I solved for Vo in terms of Vi and I get the negative of the correct answer according to the book. Someone told me that the TA set the node to the left of Vo = to -Vo, and this explains why my answer is the negative, but I don't understand why the node adjacent to Vo is -Vo instead of just Vo. In this problem, gm = 2m / 1 ohm, and I get that Vo = -2 Vi, but the book gets that V0 = 2 Vi.
gm = 2m/Ω = 2mA/V Vo = -(gm*Vx)*2kΩ Vx = Vi/2 Vo = -((2m/Ω)*(Vi/2))*2kΩ Vo = -2Vi You're right, they're wrong. I have NO idea why they are putting Vo on the top-right node of the left hand circuit (that's what you are talking about, right?).

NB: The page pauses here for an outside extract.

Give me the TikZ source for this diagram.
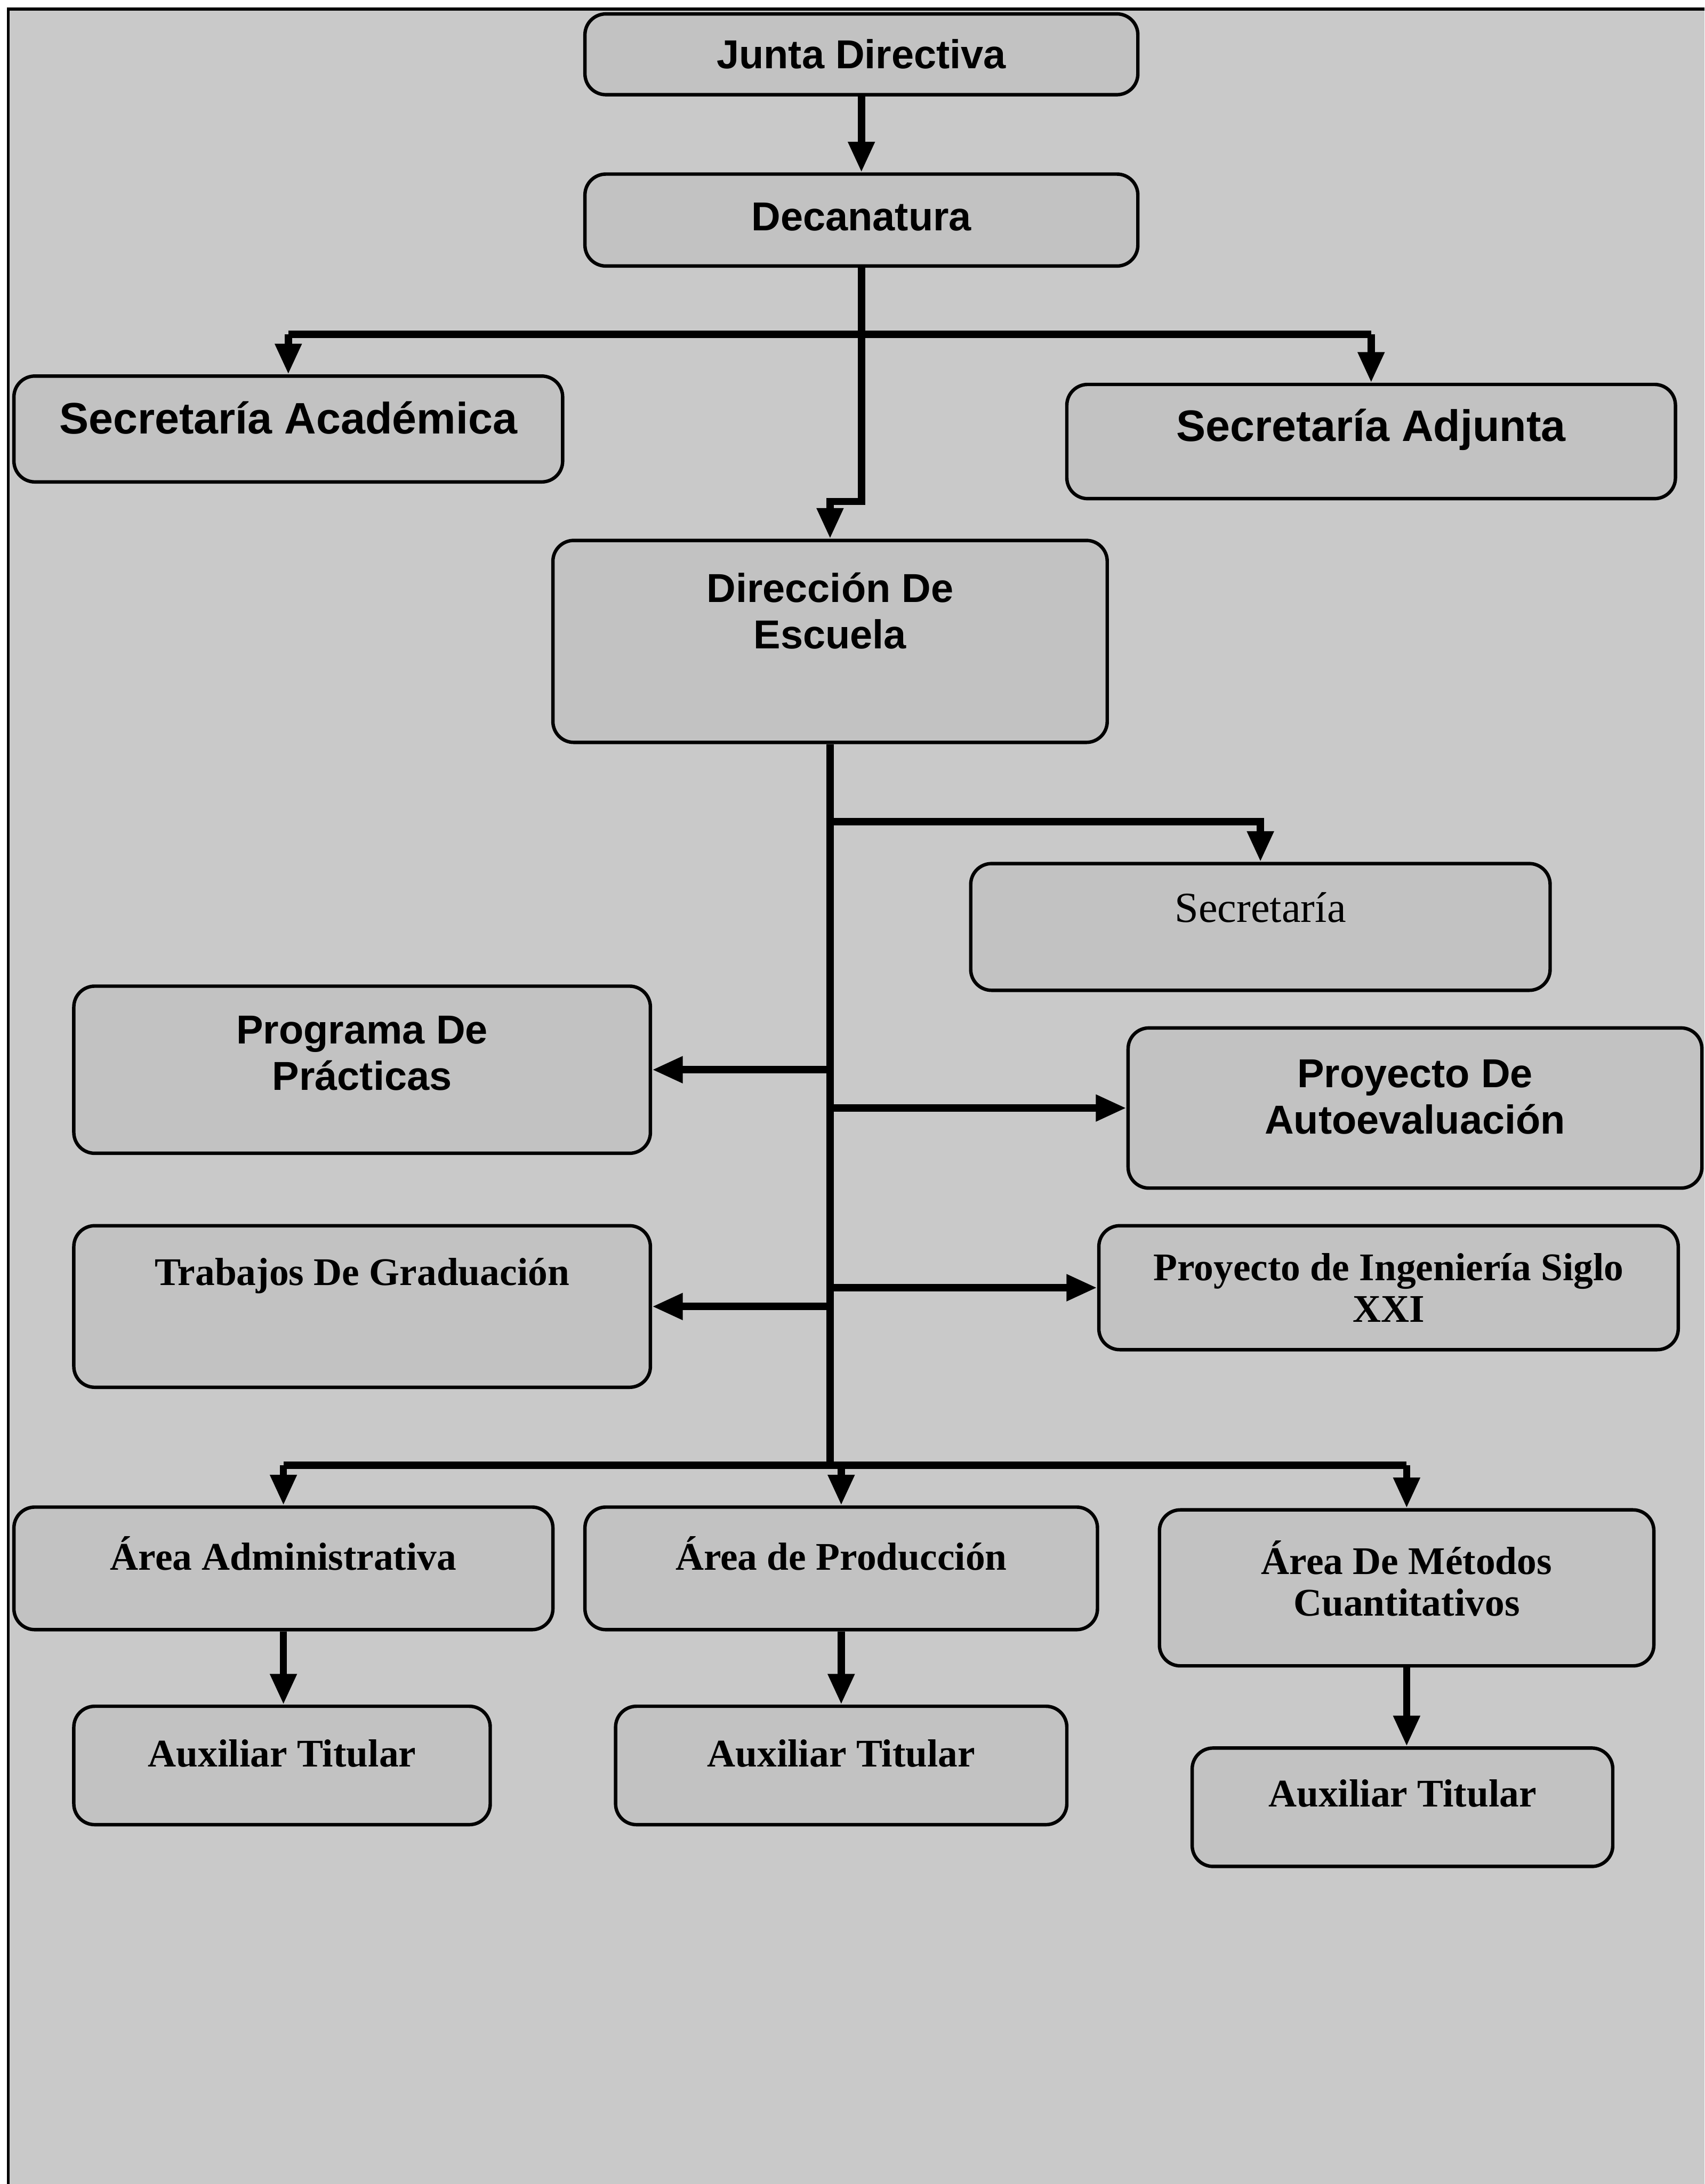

tAllan, the circuit shown equals the classical equivalent small-signal ac circuit diagram for a common emitter transistor amplifier. As you will know, this amplifier has inverting gain characteristics. Thus, for a positive input voltage, the output is negative, indeed.
Of course you can solve it without relying on this. You did. I did. He is just pointing out that this is a circuit that happens to match a common circuit that you will run into and, if you DID happen to know that, that it confirms that the output voltage is inverted relative to the input voltage.